◆ **What the task asks**
Quote the data below in full, minus the images.

◆ **Supplied material**

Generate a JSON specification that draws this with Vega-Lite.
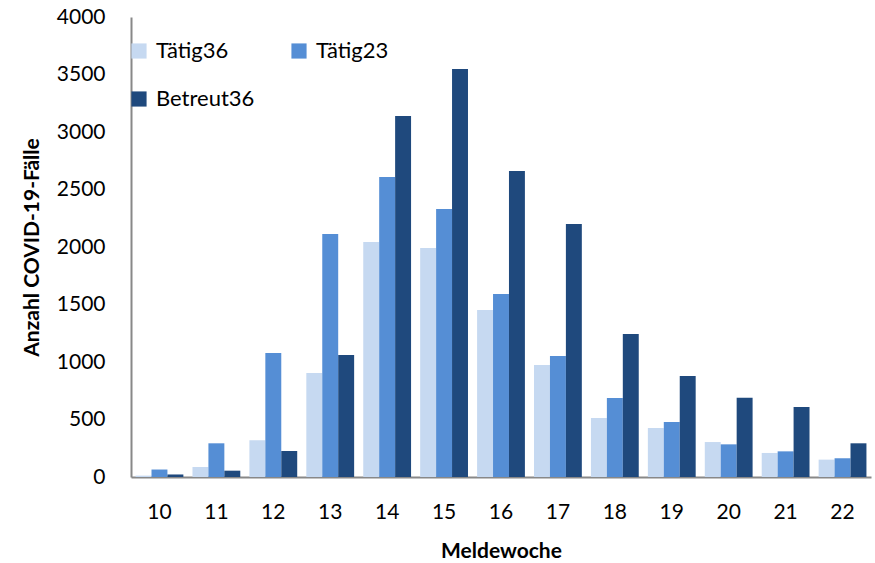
{
  "$schema": "https://vega.github.io/schema/vega-lite/v6.json",
  "autosize": "none",
  "width": 740,
  "height": 460,
  "padding": {"left": 131, "top": 17, "right": 4, "bottom": 86},
  "background": "white",
  "config": {
    "font": "Lato",
    "view": {"stroke": null},
    "axis": {"grid": false, "ticks": false, "domainColor": "#888888", "domainWidth": 2, "labelColor": "#000000", "titleColor": "#000000", "labelFont": "Lato", "titleFont": "Lato"}
  },
  "data": {
    "values": [
      {"woche": "10", "serie": "Tätig36", "faelle": 12},
      {"woche": "10", "serie": "Tätig23", "faelle": 65},
      {"woche": "10", "serie": "Betreut36", "faelle": 22},
      {"woche": "11", "serie": "Tätig36", "faelle": 87},
      {"woche": "11", "serie": "Tätig23", "faelle": 293},
      {"woche": "11", "serie": "Betreut36", "faelle": 55},
      {"woche": "12", "serie": "Tätig36", "faelle": 319},
      {"woche": "12", "serie": "Tätig23", "faelle": 1078},
      {"woche": "12", "serie": "Betreut36", "faelle": 226},
      {"woche": "13", "serie": "Tätig36", "faelle": 904},
      {"woche": "13", "serie": "Tätig23", "faelle": 2113},
      {"woche": "13", "serie": "Betreut36", "faelle": 1061},
      {"woche": "14", "serie": "Tätig36", "faelle": 2043},
      {"woche": "14", "serie": "Tätig23", "faelle": 2609},
      {"woche": "14", "serie": "Betreut36", "faelle": 3139},
      {"woche": "15", "serie": "Tätig36", "faelle": 1991},
      {"woche": "15", "serie": "Tätig23", "faelle": 2330},
      {"woche": "15", "serie": "Betreut36", "faelle": 3548},
      {"woche": "16", "serie": "Tätig36", "faelle": 1452},
      {"woche": "16", "serie": "Tätig23", "faelle": 1591},
      {"woche": "16", "serie": "Betreut36", "faelle": 2661},
      {"woche": "17", "serie": "Tätig36", "faelle": 974},
      {"woche": "17", "serie": "Tätig23", "faelle": 1052},
      {"woche": "17", "serie": "Betreut36", "faelle": 2200},
      {"woche": "18", "serie": "Tätig36", "faelle": 513},
      {"woche": "18", "serie": "Tätig23", "faelle": 687},
      {"woche": "18", "serie": "Betreut36", "faelle": 1243},
      {"woche": "19", "serie": "Tätig36", "faelle": 426},
      {"woche": "19", "serie": "Tätig23", "faelle": 478},
      {"woche": "19", "serie": "Betreut36", "faelle": 878},
      {"woche": "20", "serie": "Tätig36", "faelle": 304},
      {"woche": "20", "serie": "Tätig23", "faelle": 284},
      {"woche": "20", "serie": "Betreut36", "faelle": 690},
      {"woche": "21", "serie": "Tätig36", "faelle": 209},
      {"woche": "21", "serie": "Tätig23", "faelle": 223},
      {"woche": "21", "serie": "Betreut36", "faelle": 609},
      {"woche": "22", "serie": "Tätig36", "faelle": 151},
      {"woche": "22", "serie": "Tätig23", "faelle": 163},
      {"woche": "22", "serie": "Betreut36", "faelle": 293}
    ]
  },
  "mark": {"type": "bar"},
  "encoding": {
    "x": {
      "field": "woche", "type": "ordinal", "sort": null,
      "scale": {"paddingInner": 0.16, "paddingOuter": 0.08},
      "axis": {"title": "Meldewoche", "labelAngle": 0, "labelFontSize": 21, "labelPadding": 24, "titleFontSize": 21, "titleFontWeight": "bold", "titlePadding": 18}
    },
    "xOffset": {
      "field": "serie", "type": "nominal",
      "scale": {"domain": ["Tätig36", "Tätig23", "Betreut36"], "paddingInner": 0, "paddingOuter": 0}
    },
    "y": {
      "field": "faelle", "type": "quantitative",
      "scale": {"domain": [0, 4000], "nice": false},
      "axis": {"title": "Anzahl COVID-19-Fälle", "format": "d", "values": [0, 500, 1000, 1500, 2000, 2500, 3000, 3500, 4000], "labelFontSize": 21, "labelPadding": 26, "titleFontSize": 21, "titleFontWeight": "bold", "titlePadding": 14}
    },
    "color": {
      "field": "serie", "type": "nominal",
      "scale": {"domain": ["Tätig36", "Tätig23", "Betreut36"], "range": ["#c6d9f1", "#558ed5", "#1f497d"]},
      "legend": {
        "title": null, "orient": "none", "legendX": -3, "legendY": 23, "columns": 2, "direction": "horizontal",
        "symbolType": "square", "symbolSize": 230, "symbolStrokeWidth": 0, "symbolOpacity": 1,
        "labelFontSize": 22, "labelColor": "#000000", "labelOffset": 6,
        "rowPadding": 26, "columnPadding": 33
      }
    }
  }
}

◆ **Exercise result**
Generate a JSON specification that draws this with Vega-Lite.
{
  "$schema": "https://vega.github.io/schema/vega-lite/v6.json",
  "autosize": "none",
  "width": 740,
  "height": 460,
  "padding": {"left": 131, "top": 17, "right": 4, "bottom": 86},
  "background": "white",
  "config": {
    "font": "Lato",
    "view": {"stroke": null},
    "axis": {"grid": false, "ticks": false, "domainColor": "#888888", "domainWidth": 2, "labelColor": "#000000", "titleColor": "#000000", "labelFont": "Lato", "titleFont": "Lato"}
  },
  "data": {
    "values": [
      {"woche": "10", "serie": "Tätig36", "faelle": 12},
      {"woche": "10", "serie": "Tätig23", "faelle": 65},
      {"woche": "10", "serie": "Betreut36", "faelle": 22},
      {"woche": "11", "serie": "Tätig36", "faelle": 87},
      {"woche": "11", "serie": "Tätig23", "faelle": 293},
      {"woche": "11", "serie": "Betreut36", "faelle": 55},
      {"woche": "12", "serie": "Tätig36", "faelle": 319},
      {"woche": "12", "serie": "Tätig23", "faelle": 1078},
      {"woche": "12", "serie": "Betreut36", "faelle": 226},
      {"woche": "13", "serie": "Tätig36", "faelle": 904},
      {"woche": "13", "serie": "Tätig23", "faelle": 2113},
      {"woche": "13", "serie": "Betreut36", "faelle": 1061},
      {"woche": "14", "serie": "Tätig36", "faelle": 2043},
      {"woche": "14", "serie": "Tätig23", "faelle": 2609},
      {"woche": "14", "serie": "Betreut36", "faelle": 3139},
      {"woche": "15", "serie": "Tätig36", "faelle": 1991},
      {"woche": "15", "serie": "Tätig23", "faelle": 2330},
      {"woche": "15", "serie": "Betreut36", "faelle": 3548},
      {"woche": "16", "serie": "Tätig36", "faelle": 1452},
      {"woche": "16", "serie": "Tätig23", "faelle": 1591},
      {"woche": "16", "serie": "Betreut36", "faelle": 2661},
      {"woche": "17", "serie": "Tätig36", "faelle": 974},
      {"woche": "17", "serie": "Tätig23", "faelle": 1052},
      {"woche": "17", "serie": "Betreut36", "faelle": 2200},
      {"woche": "18", "serie": "Tätig36", "faelle": 513},
      {"woche": "18", "serie": "Tätig23", "faelle": 687},
      {"woche": "18", "serie": "Betreut36", "faelle": 1243},
      {"woche": "19", "serie": "Tätig36", "faelle": 426},
      {"woche": "19", "serie": "Tätig23", "faelle": 478},
      {"woche": "19", "serie": "Betreut36", "faelle": 878},
      {"woche": "20", "serie": "Tätig36", "faelle": 304},
      {"woche": "20", "serie": "Tätig23", "faelle": 284},
      {"woche": "20", "serie": "Betreut36", "faelle": 690},
      {"woche": "21", "serie": "Tätig36", "faelle": 209},
      {"woche": "21", "serie": "Tätig23", "faelle": 223},
      {"woche": "21", "serie": "Betreut36", "faelle": 609},
      {"woche": "22", "serie": "Tätig36", "faelle": 151},
      {"woche": "22", "serie": "Tätig23", "faelle": 163},
      {"woche": "22", "serie": "Betreut36", "faelle": 293}
    ]
  },
  "mark": {"type": "bar"},
  "encoding": {
    "x": {
      "field": "woche", "type": "ordinal", "sort": null,
      "scale": {"paddingInner": 0.16, "paddingOuter": 0.08},
      "axis": {"title": "Meldewoche", "labelAngle": 0, "labelFontSize": 21, "labelPadding": 24, "titleFontSize": 21, "titleFontWeight": "bold", "titlePadding": 18}
    },
    "xOffset": {
      "field": "serie", "type": "nominal",
      "scale": {"domain": ["Tätig36", "Tätig23", "Betreut36"], "paddingInner": 0, "paddingOuter": 0}
    },
    "y": {
      "field": "faelle", "type": "quantitative",
      "scale": {"domain": [0, 4000], "nice": false},
      "axis": {"title": "Anzahl COVID-19-Fälle", "format": "d", "values": [0, 500, 1000, 1500, 2000, 2500, 3000, 3500, 4000], "labelFontSize": 21, "labelPadding": 26, "titleFontSize": 21, "titleFontWeight": "bold", "titlePadding": 14}
    },
    "color": {
      "field": "serie", "type": "nominal",
      "scale": {"domain": ["Tätig36", "Tätig23", "Betreut36"], "range": ["#c6d9f1", "#558ed5", "#1f497d"]},
      "legend": {
        "title": null, "orient": "none", "legendX": -3, "legendY": 23, "columns": 2, "direction": "horizontal",
        "symbolType": "square", "symbolSize": 230, "symbolStrokeWidth": 0, "symbolOpacity": 1,
        "labelFontSize": 22, "labelColor": "#000000", "labelOffset": 6,
        "rowPadding": 26, "columnPadding": 33
      }
    }
  }
}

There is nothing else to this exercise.